Siakam was 6-for-20 and can’t seem to hit corner 3s anymore. Gasol was 2-for-11 and Danny Green was 1-for-5. Add those three to the three bench players who played, and the non-Kawhi, non-Lowry Raptors shot 27.4 percent from the field. Yikes. Somehow, it was worse in the fourth quarter. When the Bucks came alive and Lowry kept battling, this is what they did, Kawhi included:

This isn’t a “Where’s Waldo?” game. You can’t find the “O” because they didn’t have a single one. No wonder the Bucks were able to shoot 25 percent from 3 and 39.8 percent from the field and still win.

Winner: Malcolm Brogdon, Back

The most interesting statistic of the night may have come from a player we haven’t seen much in these playoffs. Brogdon returned to the floor in Game 5 of the Boston series after missing the last 21 games due to a minor plantar fascia tear in his right foot. He played only 16 minutes and scored 10 points. But in Game 1, he came off the bench again, this time playing 27 minutes and finishing plus-18—by far the best of Milwaukee’s players. The Bucks’ starting lineup was outscored 34-3 in 14 minutes, but when Nikola Mirotic exited and Brogdon played with that unit, they outscored the Raptors 14-2 in four minutes. When none of the Bucks shooters were hitting and Toronto was threatening to push its lead, it was Brogdon’s three first-half 3s that kept them close enough to eventually make a run.

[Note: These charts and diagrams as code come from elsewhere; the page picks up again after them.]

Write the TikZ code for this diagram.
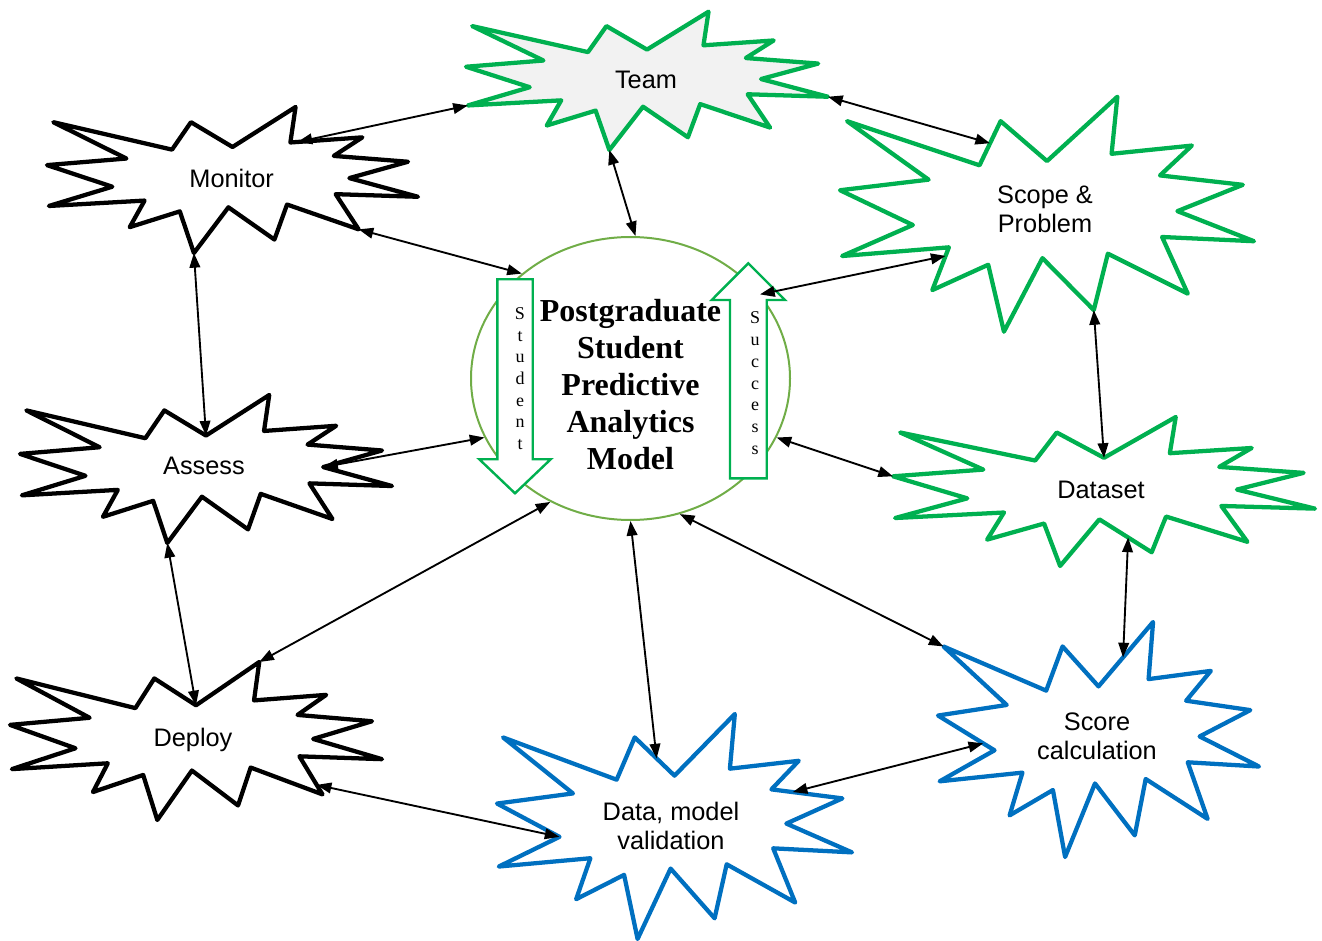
\documentclass[tikz,border=0pt]{standalone}
\usepackage{fontspec}
\setmainfont{Liberation Serif}
\setsansfont{Liberation Sans}
\usetikzlibrary{arrows.meta,calc,shapes.geometric}

\definecolor{burstgreen}{HTML}{00B050}
\definecolor{burstblue}{HTML}{0070C0}
\definecolor{ringgreen}{HTML}{70AD47}
\definecolor{teamgray}{HTML}{F2F2F2}

\tikzset{
  burst/.style={line width=3.2pt, line join=round, fill=white},
  blackburst/.style={burst, draw=black},
  greenburst/.style={burst, draw=burstgreen},
  blueburst/.style={burst, draw=burstblue},
  tag/.style={font=\sffamily\fontsize{19}{21.75}\selectfont, align=center, inner sep=0pt},
  link/.style={line width=1.4pt, {Triangle[length=11pt,width=8pt]}-{Triangle[length=11pt,width=8pt]}},
  flowarrow/.style={draw=burstgreen, line width=1.8pt, fill=white},
  spell/.style={font=\fontsize{13.5}{16}\selectfont, inner sep=0pt, anchor=base},
}

% starburst outline: name, left, top, width, height, style
\newcommand\burst[6]{%
  \foreach \bx/\by [count=\bi] in {0.017/0.104, 0.337/0.292, 0.388/0.104, 0.500/0.274,
      0.670/0, 0.656/0.243, 0.850/0.208, 0.773/0.335, 0.973/0.375, 0.815/0.487,
      1/0.615, 0.778/0.597, 0.840/0.838, 0.647/0.668, 0.613/0.908, 0.489/0.687,
      0.396/1, 0.358/0.715, 0.223/0.823, 0.263/0.641, 0.005/0.678, 0.176/0.546,
      0/0.398, 0.214/0.353}
    \coordinate (#1-\bi) at ({#2+\bx*#4},{#3+\by*#5});
  \draw[#6] (#1-1) \foreach \bi in {2,...,24} {-- (#1-\bi)} -- cycle;
}

\begin{document}
\begin{tikzpicture}[x=0.75pt,y=-0.75pt]
  \useasboundingbox (0,0) rectangle (1322,941);

  % the eight stages
  \burst{team}{466}{11.7}{362}{138.3}{greenburst, fill=teamgray}
  \burst{scope}{840}{96.7}{414}{235}{greenburst}
  \burst{dataset}{893}{417}{422}{149}{greenburst}
  \burst{monitor}{47}{107}{371}{146}{blackburst}
  \burst{assess}{20}{395}{372}{148}{blackburst}
  \burst{deploy}{10}{662}{372}{158}{blackburst}
  \burst{dataval}{497}{714}{355}{225}{blueburst}
  \burst{score}{938}{622}{321}{235}{blueburst}

  \node[tag] (teamtag) at (646,80) {Team};
  \node[tag] (scopetag) at (1045,209.5) {Scope \&\\Problem};
  \node[tag] (datasettag) at (1101,490) {Dataset};
  \node[tag] (monitortag) at (231.7,178.3) {Monitor};
  \node[tag] (assesstag) at (204,466) {Assess};
  \node[tag] (deploytag) at (193,740) {Deploy};
  \node[tag] (datavaltag) at (671,826) {Data, model\\validation};
  \node[tag] (scoretag) at (1097,736) {Score\\calculation};

  % centre model
  \node[ellipse, draw=ringgreen, line width=1.5pt, inner sep=0pt,
        minimum width=239.25pt, minimum height=212.25pt] (model) at (630.5,378.5) {};

  \draw[flowarrow] (497.3,279.3) -- (532.7,279.3) -- (532.7,459.3) -- (550.7,459.3)
    -- (515,493.3) -- (479.3,459.3) -- (497.3,459.3) -- cycle;
  \draw[flowarrow] (730,478.3) -- (766.7,478.3) -- (766.7,300) -- (785,300)
    -- (748.3,263.3) -- (711.7,300) -- (730,300) -- cycle;
  \foreach \ch [count=\ci] in {S,t,u,d,e,n,t}
    \node[spell] (student-\ci) at (520,297.8+21.7*\ci) {\ch};
  \foreach \ch [count=\ci] in {S,u,c,c,e,s,s}
    \node[spell] (success-\ci) at (755,302.3+21.7*\ci) {\ch};

  \node[font=\bfseries\fontsize{24}{27.75}\selectfont, align=center, inner sep=0pt]
    (title) at (630.5,384.5) {Postgraduate\\Student\\Predictive\\Analytics\\Model};

  % connectors
  \draw[link] (team-21) -- ($(monitor-6)!0.1!(monitor-7)$);
  \draw[link] (team-11) -- ($(scope-2)!0.5!(scope-3)$);
  \draw[link] (team-17) -- (model.88);
  \draw[link] (monitor-13) -- (model.136);
  \draw[link] (model.33) -- ($(scope-20)!0.2!(scope-19)$);
  \draw[link] (scope-15) -- (dataset-4);
  \draw[link] (monitor-17) -- (assess-4);
  \draw[link] (assess-10) -- (model.202);
  \draw[link] (assess-17) -- (deploy-4);
  \draw[link] (deploy-5) -- (model.237);
  \draw[link] ($(deploy-13)!0.25!(deploy-12)$) -- (dataval-22);
  \draw[link] (model.270) -- ($(dataval-3)!0.55!(dataval-4)$);
  \draw[link] (model.290) -- (score-1);
  \draw[link] (model.338) -- (dataset-23);
  \draw[link] ($(dataset-16)!0.55!(dataset-15)$) -- ($(score-4)!0.45!(score-5)$);
  \draw[link] ($(dataval-8)!0.3!(dataval-9)$) -- ($(score-22)!0.2!(score-23)$);
\end{tikzpicture}
\end{document}
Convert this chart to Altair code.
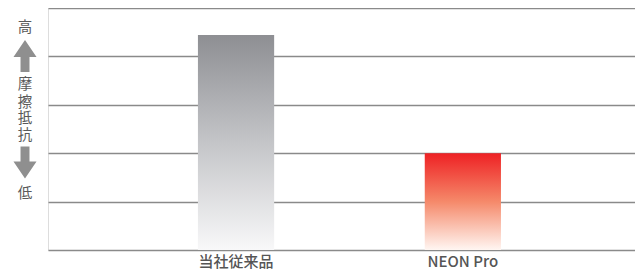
import altair as alt
import pandas as pd

categories = ["当社従来品", "NEON Pro"]
values = [4.44, 2.0]
y_ticks = [0, 1, 2, 3, 4, 5]

df = pd.DataFrame({"cat": categories, "val": values})

FONT = "Noto Sans CJK JP"

xscale = alt.Scale(domain=categories, paddingInner=0.664, paddingOuter=0.626, align=0.528)
yscale = alt.Scale(domain=[0, 5], nice=False)

x_enc = alt.X("cat:N", sort=categories, scale=xscale,
              axis=alt.Axis(title=None, labelAngle=0, ticks=False, domain=False, grid=False,
                            labelFontSize=15, labelColor="#555555", labelFont=FONT,
                            labelFontWeight=500, labelPadding=4))
y_enc = alt.Y("val:Q", scale=yscale,
              axis=alt.Axis(title=None, values=y_ticks, labels=False, ticks=False, domain=False,
                            grid=True, gridColor="#8a8a8a", gridWidth=1.5))

gray_grad = alt.Gradient(gradient="linear", x1=0, x2=0, y1=0, y2=1,
                         stops=[alt.GradientStop(color="#8e8f93", offset=0),
                                alt.GradientStop(color="#c4c5c8", offset=0.5),
                                alt.GradientStop(color="#f8f8f9", offset=1)])
red_grad = alt.Gradient(gradient="linear", x1=0, x2=0, y1=0, y2=1,
                        stops=[alt.GradientStop(color="#ee2124", offset=0),
                               alt.GradientStop(color="#f5896a", offset=0.5),
                               alt.GradientStop(color="#fff6f2", offset=1)])

base = alt.Chart(df)
bar1 = base.mark_bar(color=gray_grad).encode(x=x_enc, y=y_enc).transform_filter(
    alt.datum.cat == categories[0])
bar2 = base.mark_bar(color=red_grad).encode(x=x_enc, y=y_enc).transform_filter(
    alt.datum.cat == categories[1])

lab = alt.Chart(pd.DataFrame({"a": [0]}))
txt_style = dict(font=FONT, fontSize=14.5, color="#5a5a5a", align="center", baseline="middle")
t_high = lab.mark_text(text="高", **txt_style).encode(x=alt.value(-23), y=alt.value(19.5))
t_m1 = lab.mark_text(text="摩", **txt_style).encode(x=alt.value(-23), y=alt.value(77))
t_m2 = lab.mark_text(text="擦", **txt_style).encode(x=alt.value(-23), y=alt.value(94.5))
t_m3 = lab.mark_text(text="抵", **txt_style).encode(x=alt.value(-23), y=alt.value(111))
t_m4 = lab.mark_text(text="抗", **txt_style).encode(x=alt.value(-23), y=alt.value(127.5))
t_low = lab.mark_text(text="低", **txt_style).encode(x=alt.value(-23), y=alt.value(186))

up_path = "M0,-1L0.72,0.06L0.28,0.06L0.28,1L-0.28,1L-0.28,0.06L-0.72,0.06Z"
down_path = "M0,1L0.72,-0.06L0.28,-0.06L0.28,-1L-0.28,-1L-0.28,-0.06L-0.72,-0.06Z"
arr_up = lab.mark_point(shape=up_path, filled=True, size=1024, color="#8f8f8f", opacity=1,
                        strokeWidth=0).encode(x=alt.value(-23), y=alt.value(48))
arr_down = lab.mark_point(shape=down_path, filled=True, size=1024, color="#8f8f8f", opacity=1,
                          strokeWidth=0).encode(x=alt.value(-23), y=alt.value(154.5))

chart = alt.layer(bar1, bar2, t_high, t_m1, t_m2, t_m3, t_m4, t_low, arr_up, arr_down).properties(
    width=587, height=242,
    autosize=alt.AutoSizeParams(type="none"),
    padding={"left": 40, "top": 0, "right": 0, "bottom": 22},
).configure_view(stroke=None).configure(background="white")

chart.save("out.html", embed_options={"renderer": "svg", "actions": False})
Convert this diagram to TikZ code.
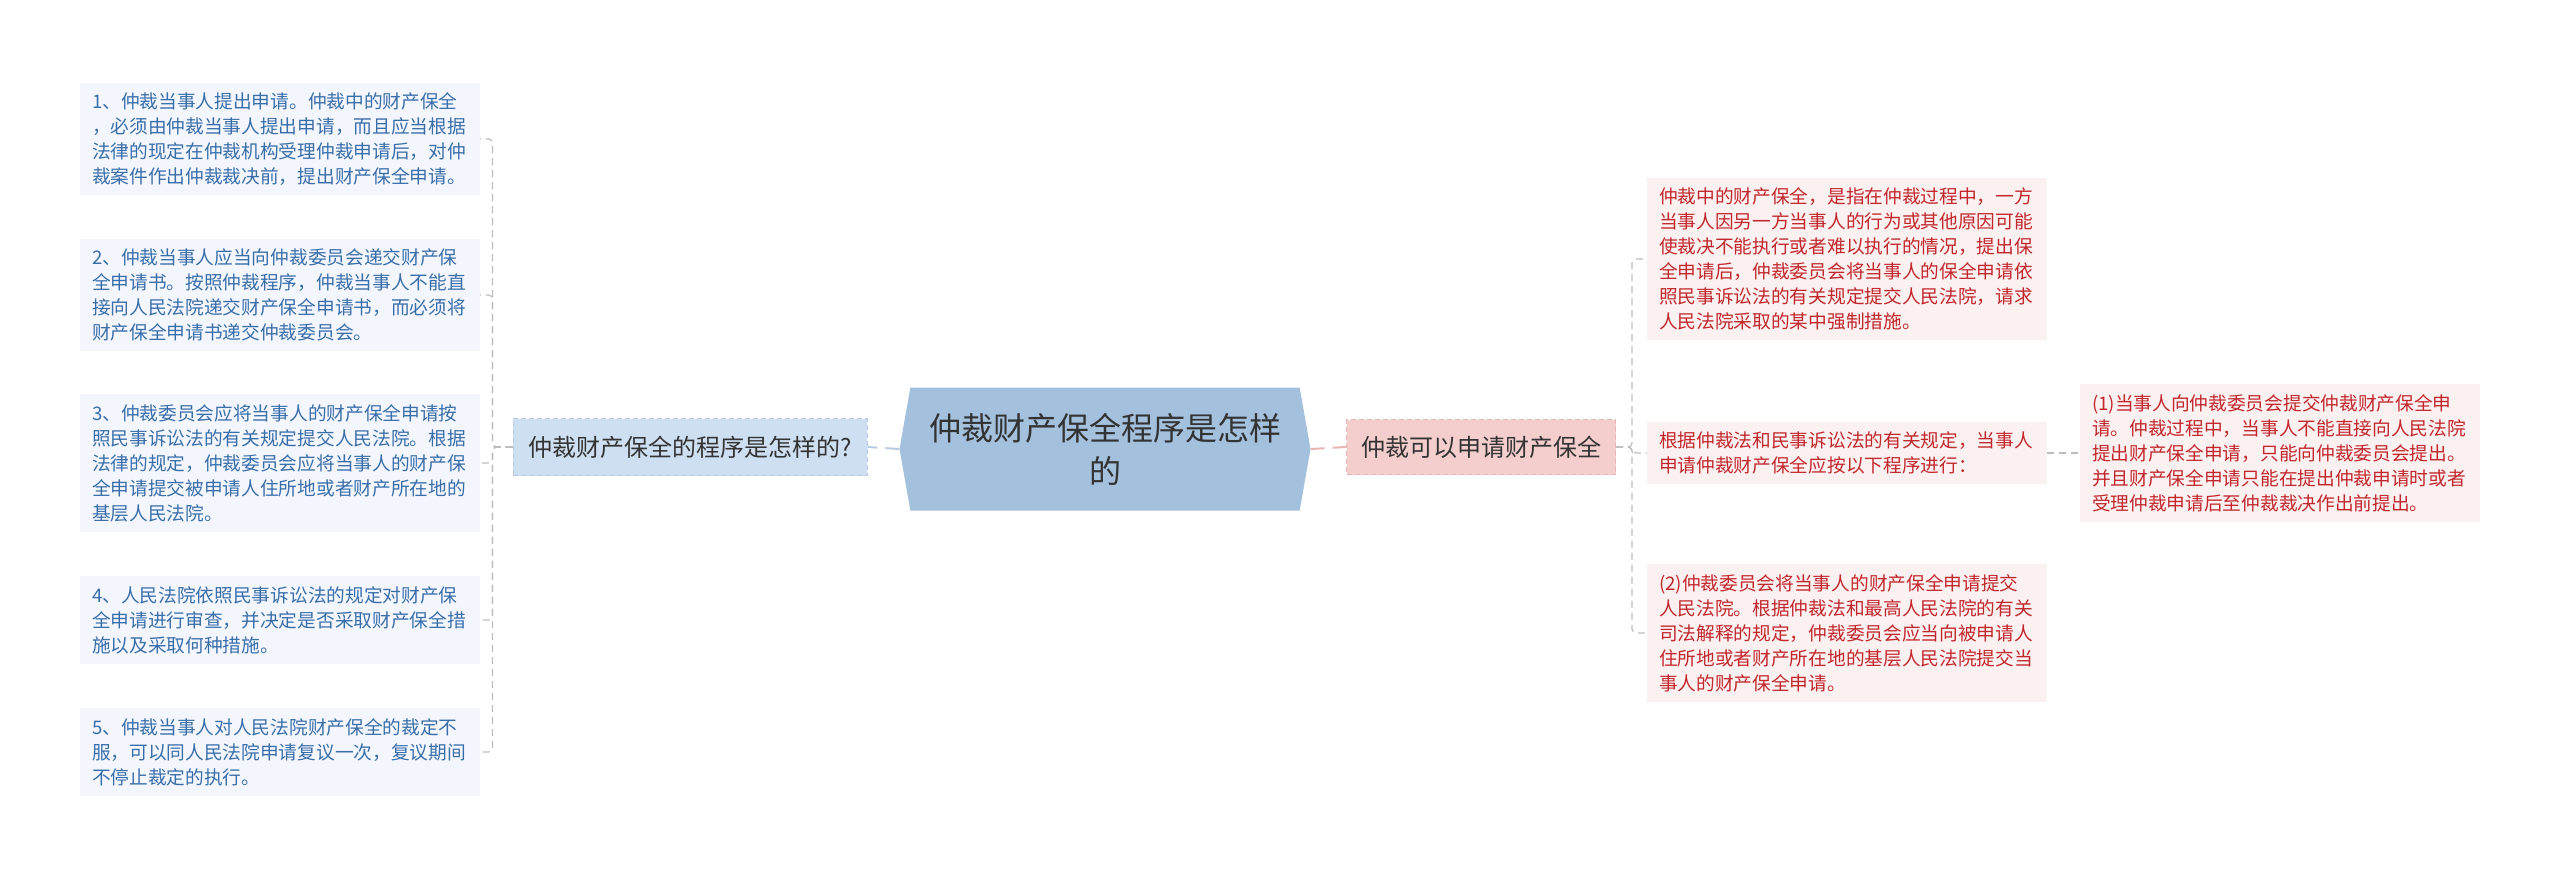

Brogdon was a 50-40-90 guy during the regular season, and it’s evident that he gives Milwaukee a valuable go-to scoring option who can also create off the dribble, a skill which few Bucks have. When Giannis is flummoxed and Eric Bledsoe is struggling (3-for-12 and 0-for-6 from 3 in Game 1), Brogdon is an invaluable safety valve. Against the Pistons and Celtics, he wasn’t necessary; against the Raptors and beyond, he may just be the key to winning.